Tuesday, June 8, 2010

Watership Down (Again)

No matter how many different books I read, my mind always drifts back to this book. I might reread it, or might not, or may just forget about it all together, which is exactly what I don't want to do.
Surprisingly, Watership Down is the only book by Richard Adams that I like so far out of the, um, 2 books that I've read by him. (And wow, I remembered his name!)
Watership Down just stands out to me by the depth in it's ideas. I probably have yet to figure out the full meaning of it even though I've spent so much time thinking about it.
My old entry on this book says something along the lines of "Hazel and Fiver want a perfect home where they can fit in." I still think that this is true, and I think that the books makes it quite obvious.

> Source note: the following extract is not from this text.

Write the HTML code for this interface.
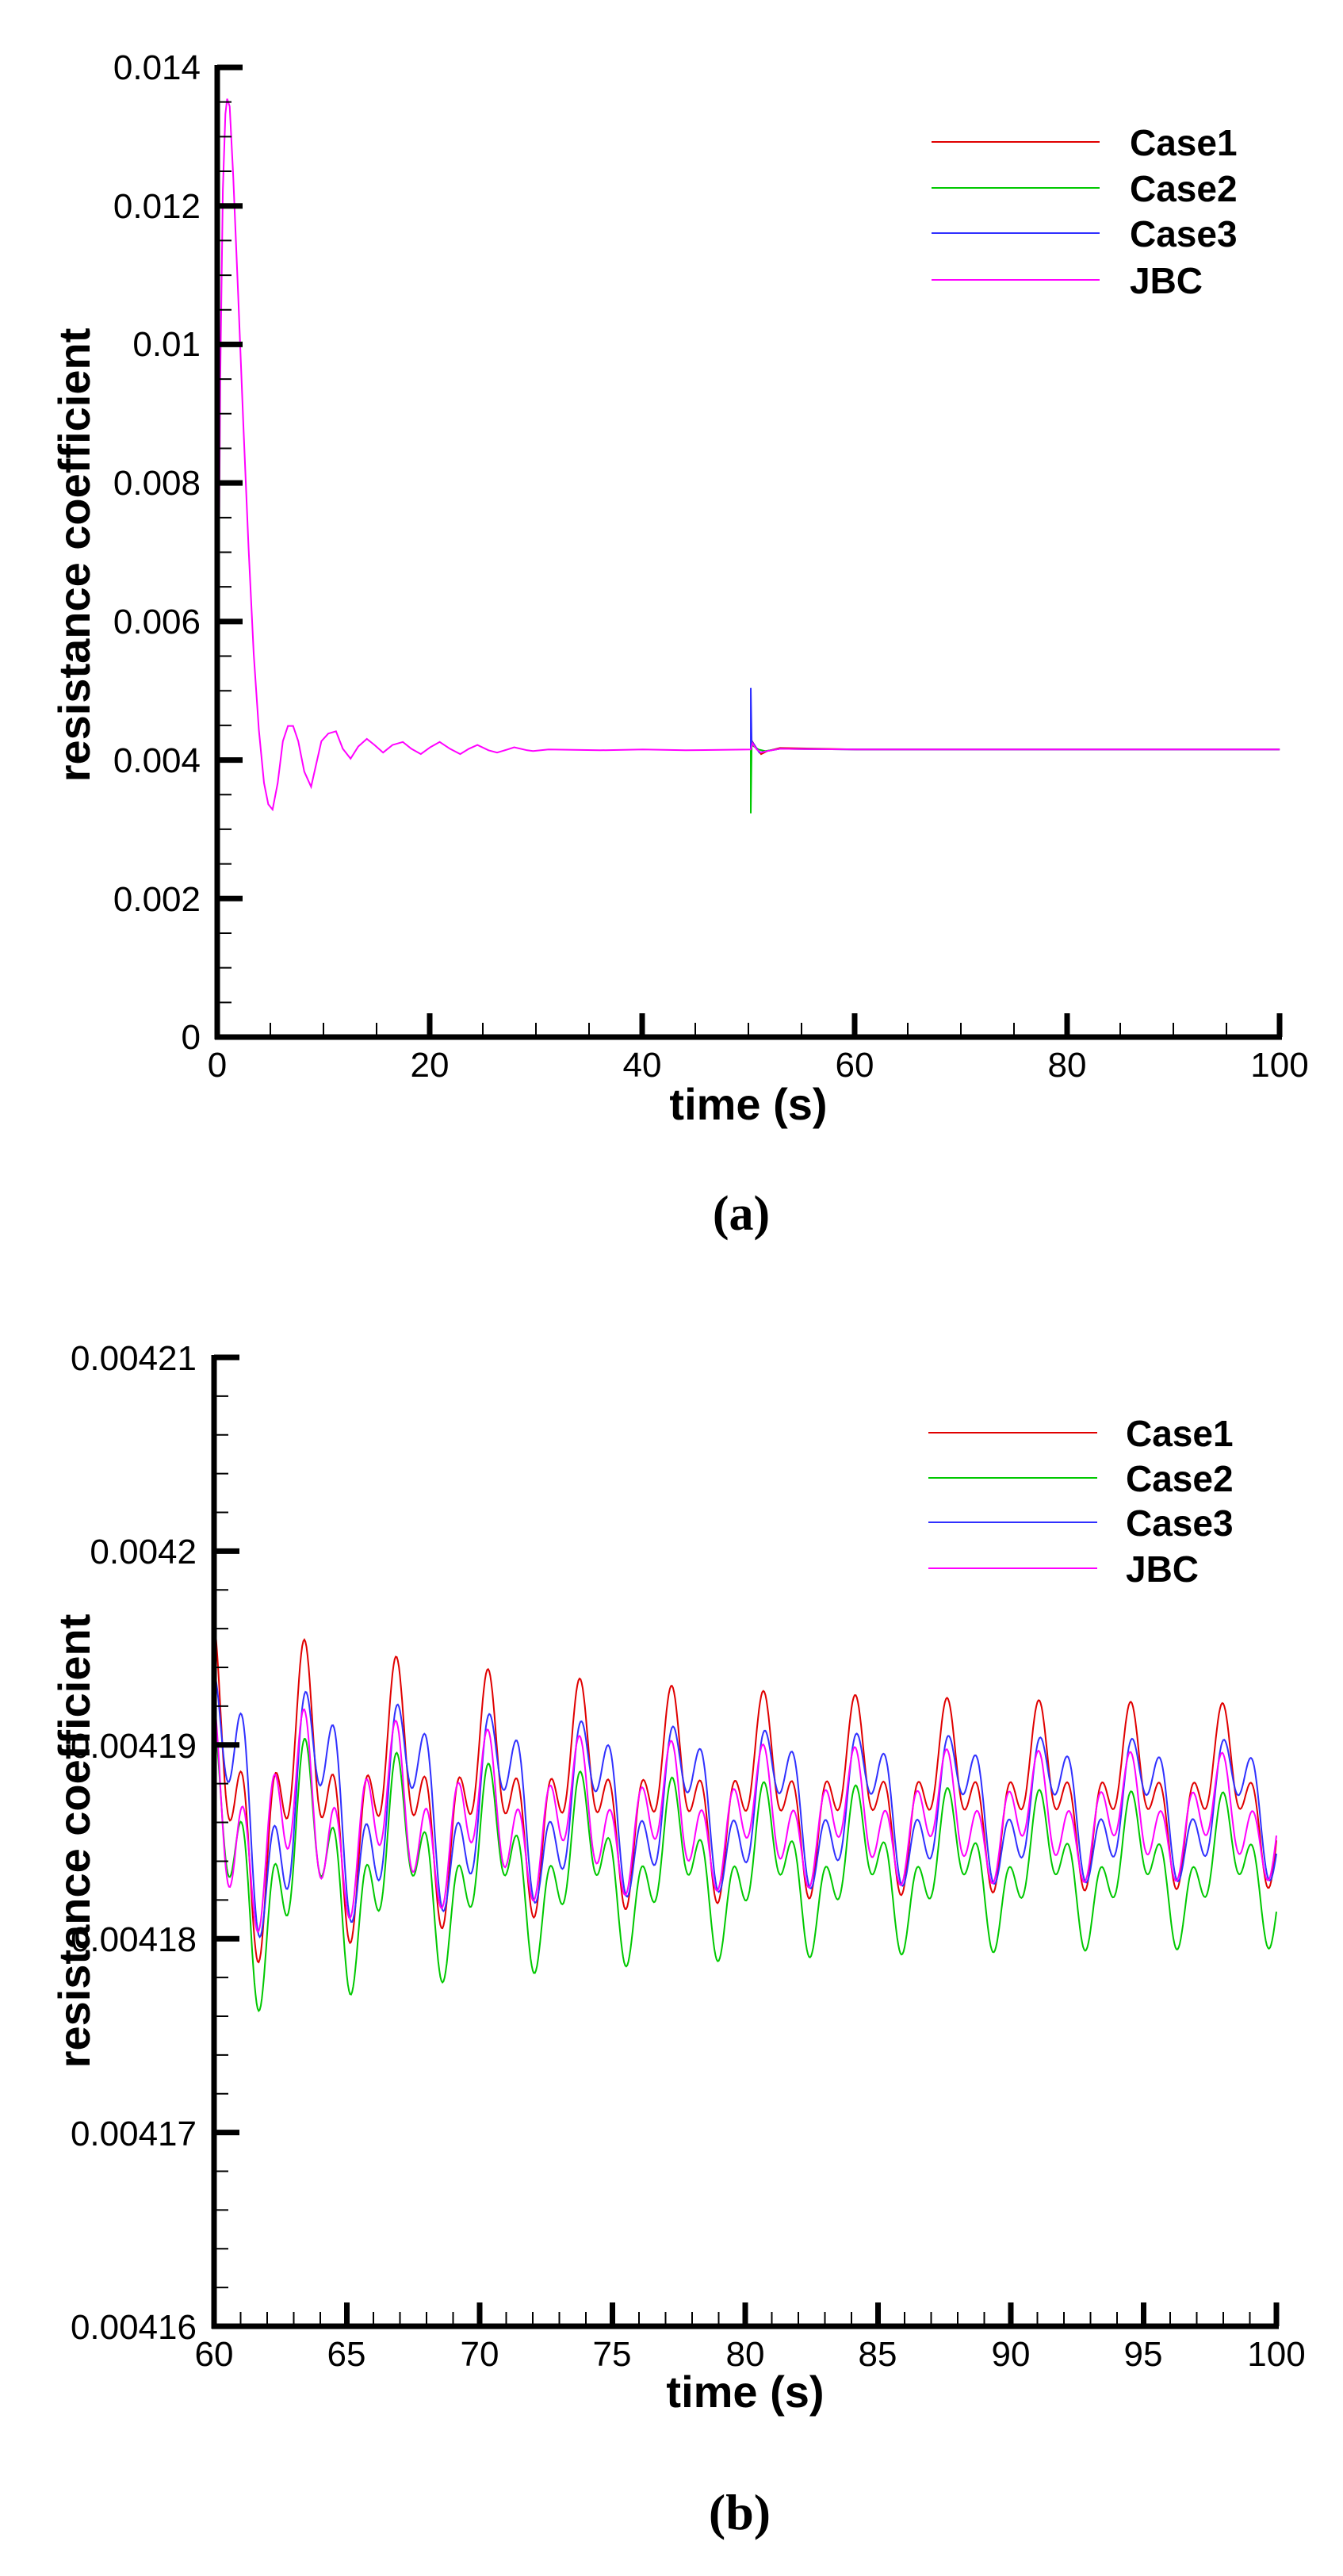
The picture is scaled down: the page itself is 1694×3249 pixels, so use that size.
<!DOCTYPE html>
<html><head><meta charset="utf-8"><style>
html,body{margin:0;padding:0;background:#fff;width:1694px;height:3249px;overflow:hidden}
svg{display:block}
text{font-family:"Liberation Sans",Arial,sans-serif}
</style></head><body>
<svg id="s" width="1694" height="3249" viewBox="0 0 1694 3249" xmlns="http://www.w3.org/2000/svg">
<g id="curves"></g>
<g id="axes" stroke="#000" fill="none"></g>
<g font-size="44" fill="#000">
<text x="253" y="100" text-anchor="end">0.014</text>
<text x="253" y="275" text-anchor="end">0.012</text>
<text x="253" y="449" text-anchor="end">0.01</text>
<text x="253" y="624" text-anchor="end">0.008</text>
<text x="253" y="799" text-anchor="end">0.006</text>
<text x="253" y="974" text-anchor="end">0.004</text>
<text x="253" y="1149" text-anchor="end">0.002</text>
<text x="253" y="1323" text-anchor="end">0</text>
<text x="274" y="1358" text-anchor="middle">0</text>
<text x="542" y="1358" text-anchor="middle">20</text>
<text x="810" y="1358" text-anchor="middle">40</text>
<text x="1078" y="1358" text-anchor="middle">60</text>
<text x="1346" y="1358" text-anchor="middle">80</text>
<text x="1614" y="1358" text-anchor="middle">100</text>
</g>
<g font-size="56" font-weight="bold" fill="#000">
<text x="944" y="1412" text-anchor="middle">time (s)</text>
<text transform="translate(113,700) rotate(-90)" text-anchor="middle">resistance coefficient</text>
</g>
<g font-size="46" font-weight="bold" fill="#000">
<text x="1425" y="196">Case1</text>
<text x="1425" y="254">Case2</text>
<text x="1425" y="311">Case3</text>
<text x="1425" y="370">JBC</text>
</g>
<g stroke-width="2">
<line x1="1175" y1="179" x2="1387" y2="179" stroke="#e00000"/>
<line x1="1175" y1="237" x2="1387" y2="237" stroke="#00c800"/>
<line x1="1175" y1="294" x2="1387" y2="294" stroke="#3030ff"/>
<line x1="1175" y1="353" x2="1387" y2="353" stroke="#ff00ff"/>
</g>
<text x="935" y="1551" text-anchor="middle" font-size="62" font-weight="bold" style="font-family:'Liberation Serif',serif">(a)</text>

<!-- chart b -->
<g font-size="44" fill="#000">
<text x="248" y="1728" text-anchor="end">0.00421</text>
<text x="248" y="1972" text-anchor="end">0.0042</text>
<text x="248" y="2217" text-anchor="end">0.00419</text>
<text x="248" y="2461" text-anchor="end">0.00418</text>
<text x="248" y="2706" text-anchor="end">0.00417</text>
<text x="248" y="2950" text-anchor="end">0.00416</text>
<text x="270" y="2984" text-anchor="middle">60</text>
<text x="437" y="2984" text-anchor="middle">65</text>
<text x="605" y="2984" text-anchor="middle">70</text>
<text x="772" y="2984" text-anchor="middle">75</text>
<text x="940" y="2984" text-anchor="middle">80</text>
<text x="1107" y="2984" text-anchor="middle">85</text>
<text x="1275" y="2984" text-anchor="middle">90</text>
<text x="1442" y="2984" text-anchor="middle">95</text>
<text x="1610" y="2984" text-anchor="middle">100</text>
</g>
<g font-size="56" font-weight="bold" fill="#000">
<text x="940" y="3036" text-anchor="middle">time (s)</text>
<text transform="translate(113,2322) rotate(-90)" text-anchor="middle">resistance coefficient</text>
</g>
<g font-size="46" font-weight="bold" fill="#000">
<text x="1420" y="1824">Case1</text>
<text x="1420" y="1881">Case2</text>
<text x="1420" y="1937">Case3</text>
<text x="1420" y="1995">JBC</text>
</g>
<g stroke-width="2">
<line x1="1171" y1="1807" x2="1384" y2="1807" stroke="#e00000"/>
<line x1="1171" y1="1864" x2="1384" y2="1864" stroke="#00c800"/>
<line x1="1171" y1="1920" x2="1384" y2="1920" stroke="#3030ff"/>
<line x1="1171" y1="1978" x2="1384" y2="1978" stroke="#ff00ff"/>
</g>
<text x="933" y="3190" text-anchor="middle" font-size="64" font-weight="bold" style="font-family:'Liberation Serif',serif">(b)</text>
</svg>
<script>
(function(){
var NS="http://www.w3.org/2000/svg";
var cur=document.getElementById("curves"), ax=document.getElementById("axes");
function el(p,tag,a){var e=document.createElementNS(NS,tag);for(var k in a)e.setAttribute(k,a[k]);p.appendChild(e);return e;}
function line(x1,y1,x2,y2,w){el(ax,"line",{x1:x1,y1:y1,x2:x2,y2:y2,"stroke-width":w});}
var L=274,B=1308,T=85,R=1614;
line(L,T-3,L,B+3,7);line(L-3,B,R+3,B,7);
for(var i=0;i<=7;i++){var y=B-i*(B-T)/7;line(L,y,L+32,y,7);}
for(var i=0;i<28;i++){if(i%4==0)continue;var y=B-i*(B-T)/28;line(L,y,L+18,y,2);}
for(var i=0;i<=5;i++){var x=L+i*(R-L)/5;line(x,B,x,B-30,7);}
for(var i=0;i<20;i++){if(i%4==0)continue;var x=L+i*(R-L)/20;line(x,B,x,B-18,2);}
L=270;B=2934;T=1712;R=1610;
line(L,T-3,L,B+3,7);line(L-3,B,R+3,B,7);
for(var i=0;i<=5;i++){var y=B-i*(B-T)/5;line(L,y,L+32,y,7);}
for(var i=0;i<25;i++){if(i%5==0)continue;var y=B-i*(B-T)/25;line(L,y,L+18,y,2);}
for(var i=0;i<=8;i++){var x=L+i*(R-L)/8;line(x,B,x,B-30,7);}
for(var i=0;i<40;i++){if(i%5==0)continue;var x=L+i*(R-L)/40;line(x,B,x,B-18,2);}

function conv(a){return a.map(function(p){return [p[0]/0.925,p[1]/1.043];});}
function poly(pts,col){el(cur,"polyline",{points:pts.map(function(p){return p[0].toFixed(1)+","+p[1].toFixed(1);}).join(" "),fill:"none",stroke:col,"stroke-width":2});}
var jbc=[[255,800],[257,500],[260,250],[263,150],[265,130],[268,140],[272,230],[278,390],[284,560],[290,720],[296,860],[302,960],[308,1030],[313,1058],[318,1065],[324,1030],[330,975],[336,955],[342,955],[348,975],[355,1015],[363,1035],[368,1010],[375,975],[383,965],[392,962],[400,985],[409,998],[418,982],[428,972],[437,980],[447,990],[458,980],[470,976],[480,985],[491,992],[502,983],[513,976],[525,985],[537,992],[547,985],[557,980],[570,987],[580,990],[592,986],[600,983],[615,987],[622,988],[640,986],[700,987],[750,986],[800,987],[876,986]];
var jbc2=[[876,986],[878,978],[883,986],[888,990],[895,988],[910,985],[1000,986],[1493,986]];
poly(conv([[876,986],[878,976],[883,985],[888,992],[895,988],[910,984],[1000,986],[1493,986]]),"#e00000");
poly(conv([[876,986],[876,1070],[877,980],[885,986],[893,988],[910,985],[1000,986],[1493,986]]),"#00c800");
poly(conv([[876,986],[876,905],[877,975],[880,980],[886,990],[895,988],[910,985],[1000,986],[1493,986]]),"#3030ff");
poly(conv(jbc.concat(jbc2)),"#ff00ff");

var S=[
 {c:"#e00000",M:2265,c0:0,a1:118,b1:0,a2:0,a3:79},
 {c:"#00c800",M:2360,c0:1,a1:93,b1:26,a2:0,a3:73},
 {c:"#3030ff",M:2283,c0:3.8,a1:74,b1:71,a2:-4.3,a3:72.5},
 {c:"#ff00ff",M:2291,c0:-9,a1:61.5,b1:-22,a2:8.5,a3:74}
];
S.forEach(function(s){
 var pts=[];
 for(var t=60;t<=100.001;t+=0.04){
  var x=2*Math.PI*(t-63.4)/3.457;
  var sc=0.57+0.43*Math.exp(-(t-63.4)/12);
  var v=s.c0+s.a1*Math.cos(x)+s.b1*Math.sin(x)+s.a2*Math.cos(2*x)+s.a3*Math.cos(3*x);
  pts.push([270+(t-60)*33.5,s.M-sc*v]);
 }
 poly(pts,s.c);
});
})();
</script>
</body></html>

Who wants to get picked on for a stupid piece of cowslip in their own warren?
I'm actually starting to think that (one of) the main ideas is perfection. It makes perfect sense! (No pun intended at first, but now that I look back it's kind of funny).
I think that a theme in this book is perfection because the whole point is that the homes Fiver and Hazel try to fit into aren't perfect.
In their original warren, they got picked on and hassled out of good food and high statuses because the weren't in the strongest group. In Strawberry's warren, the rabbits had to worry about the traps that farmers set up to catch them, a deadly secret that they kept. And in Woundwart's warren, the dictator of the warren, (I just said it all) the rabbits have no freedom, and are living in a kind of military camp.
None of the warrens they see and go to are perfect. They all have flaws one way or another. I guess that's why Hazel and Fiver want their warren to be perfect. And I guess this happens with humans too, when people see all the flaws around them and try to fix them. But flaws are so realistic, why bother to change? I guess I would want freedom, and a real family warren instead of other hostile rabbits, but sometimes you can't change anything even if you try hard, even harder that Hazel, Fiver, and all of their friends tried. For example, the flaws going on in the world right now, as you read this, there's war, trees being cut down, oil in the oceans, poverty, animals being abused, animals dying, humans dying, air pollution, land pollution, water pollution...I could go on forever and make this entry so long you couldn't even load the page without your computer freezing, and having a window pop up saying "The URL is not valid and can not be loaded", like mine. But somethings can't be fixed, no matter how hard you or I, or the whole world tries.